STUFFED SHOULDER OF LAMB

4 to 5 pounds shoulder of lamb, boned, cleaned, and stuffed with the mixture used in Stuffed Meat Roast. (Double the quantity of ingredients for the shoulder of lamb.) Add the stuffing to the meat; then "lace" (see Baked Fish) or skewer into shape. Season, and dredge with flour. Place drippings or other fat in a frying pan or iron roasting pan, and brown the surface of the meat. Place the lamb on the rack in a roasting pan, add boiling water; cover; and bake in a moderate oven, allowing one half hour to the pound. Shoulder of veal may be prepared and stuffed in the same way.

[Illustration: Courtesy of Bureau of Publications, Teachers College. FIGURE 67.—LAMB CHOPS. Upper row: Rib chops,—French. Loin chops. Lower row: Rib chops. Blade shoulder chop. Round bone shoulder chop.]

MINT SAUCE

1 cupful fresh mint 1/2 cupful vinegar 1/4 cupful sugar

Chop the leaves and the tender tips of the mint. Dissolve the sugar in the vinegar, and add the mint. Let the sauce stand one hour before using. Heat over hot water before serving.

LAMB OR MUTTON IN THE CASSEROLE

2 pounds neck, breast, or shoulder of lamb or mutton Flour Fat for browning Water or stock 4 carrots 2 cupfuls peas 2 teaspoonfuls salt Pepper 1/2 bay leaf 3 allspice berries

Cut the meat into pieces suitable for serving. Roll in flour, and brown in a frying pan with hot fat. Remove to the casserole, and cover with boiling water or stock. Wash, scrape, and cut the carrots into halves. Add them and the spices to the meat in the casserole. Cover, and cook at simmering temperature for two hours. Then add the peas and the seasoning. Cook until tender. Serve hot from the casserole.

One half cupful of cooked rice may be used instead of the carrots and peas. Tomatoes also make a pleasing addition.

THE CASSEROLE.—The casserole is a popular utensil for cooking and serving. It is suitable for foods that need to be cooked at a low temperature for a long period of time; hence its adaptability to tough cuts of meat. Because the casserole is tightly covered, foods may be cooked in it with little loss by evaporation. The flavor is retained also, if the cooking is carefully done. The use of the casserole in serving is a distinct advantage, since the foods may be served hot. The casserole may be used in the oven or on top of the range.

If a covered crock is used in place of the regulation casserole, a dinner napkin should be folded neatly around it for serving.

QUESTIONS

Tell how lamb can be distinguished from mutton. Give two reasons for adding dried herbs to the stuffing for lamb.
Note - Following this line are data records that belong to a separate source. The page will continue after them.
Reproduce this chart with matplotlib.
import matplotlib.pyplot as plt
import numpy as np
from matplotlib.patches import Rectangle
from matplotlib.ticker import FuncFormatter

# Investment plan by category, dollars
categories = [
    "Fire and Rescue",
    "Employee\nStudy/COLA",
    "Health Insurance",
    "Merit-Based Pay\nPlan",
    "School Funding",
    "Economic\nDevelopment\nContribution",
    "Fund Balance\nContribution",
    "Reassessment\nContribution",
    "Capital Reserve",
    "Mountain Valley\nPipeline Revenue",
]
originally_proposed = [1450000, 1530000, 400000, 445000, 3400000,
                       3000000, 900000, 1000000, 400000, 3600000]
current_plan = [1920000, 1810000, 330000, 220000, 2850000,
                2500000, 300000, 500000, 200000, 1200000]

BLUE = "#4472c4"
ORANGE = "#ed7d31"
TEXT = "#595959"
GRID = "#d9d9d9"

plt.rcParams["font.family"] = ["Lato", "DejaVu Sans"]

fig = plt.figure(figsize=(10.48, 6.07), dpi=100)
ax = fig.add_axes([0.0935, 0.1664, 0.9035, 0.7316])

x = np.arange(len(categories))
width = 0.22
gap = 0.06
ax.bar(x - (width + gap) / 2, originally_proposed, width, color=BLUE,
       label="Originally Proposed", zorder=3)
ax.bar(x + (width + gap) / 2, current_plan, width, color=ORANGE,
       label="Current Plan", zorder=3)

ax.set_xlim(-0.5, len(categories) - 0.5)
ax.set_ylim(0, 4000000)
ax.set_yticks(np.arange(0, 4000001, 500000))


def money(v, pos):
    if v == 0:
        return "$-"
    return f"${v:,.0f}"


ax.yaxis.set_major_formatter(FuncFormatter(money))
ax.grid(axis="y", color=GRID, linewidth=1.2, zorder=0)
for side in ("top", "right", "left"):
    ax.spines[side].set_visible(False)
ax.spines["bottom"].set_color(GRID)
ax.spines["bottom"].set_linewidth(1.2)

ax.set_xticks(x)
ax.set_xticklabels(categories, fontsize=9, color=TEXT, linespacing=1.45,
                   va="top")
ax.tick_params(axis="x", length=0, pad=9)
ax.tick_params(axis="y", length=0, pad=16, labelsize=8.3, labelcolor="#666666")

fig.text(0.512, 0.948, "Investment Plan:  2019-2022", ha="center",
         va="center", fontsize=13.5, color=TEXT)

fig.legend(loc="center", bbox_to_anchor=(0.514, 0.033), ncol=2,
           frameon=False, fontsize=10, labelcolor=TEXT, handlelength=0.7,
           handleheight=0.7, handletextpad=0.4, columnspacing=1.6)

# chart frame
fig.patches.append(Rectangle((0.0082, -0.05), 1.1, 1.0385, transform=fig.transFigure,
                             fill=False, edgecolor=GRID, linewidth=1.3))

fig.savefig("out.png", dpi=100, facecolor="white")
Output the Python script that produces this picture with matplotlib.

Give two reasons for serving Mint Sauce with lamb. What is the purpose of first browning the lamb that is to be roasted?

[Illustration: FIGURE 68.—THE COMPOSITION OF FRESH AND CURED MEATS.
(Revised edition)]

What is the easiest method of adding extra flour to the sauce around lamb or mutton in the casserole (see Thickening the Sauce of Meat Cooked in Water)?

How many persons will this recipe serve?

Name the advantages of cooking meat in a casserole.

Give a dietetic reason for combining carrots, peas, or rice, with lamb or mutton.

Distinguish between rib and loin chops of lamb or mutton. What is a French chop?

Obtain the prices per pound of each cut of mutton or lamb. Arrange in tabulated form and record the date.

From U.S. Department of Agriculture Bulletin No. 28, tabulate the percentage composition of the hind quarter of mutton. Compare it with the composition of beef steak.

Tabulate the percentage composition of beets, carrots, parsnips, and turnips. Which contains the most carbohydrates? Which the most ash?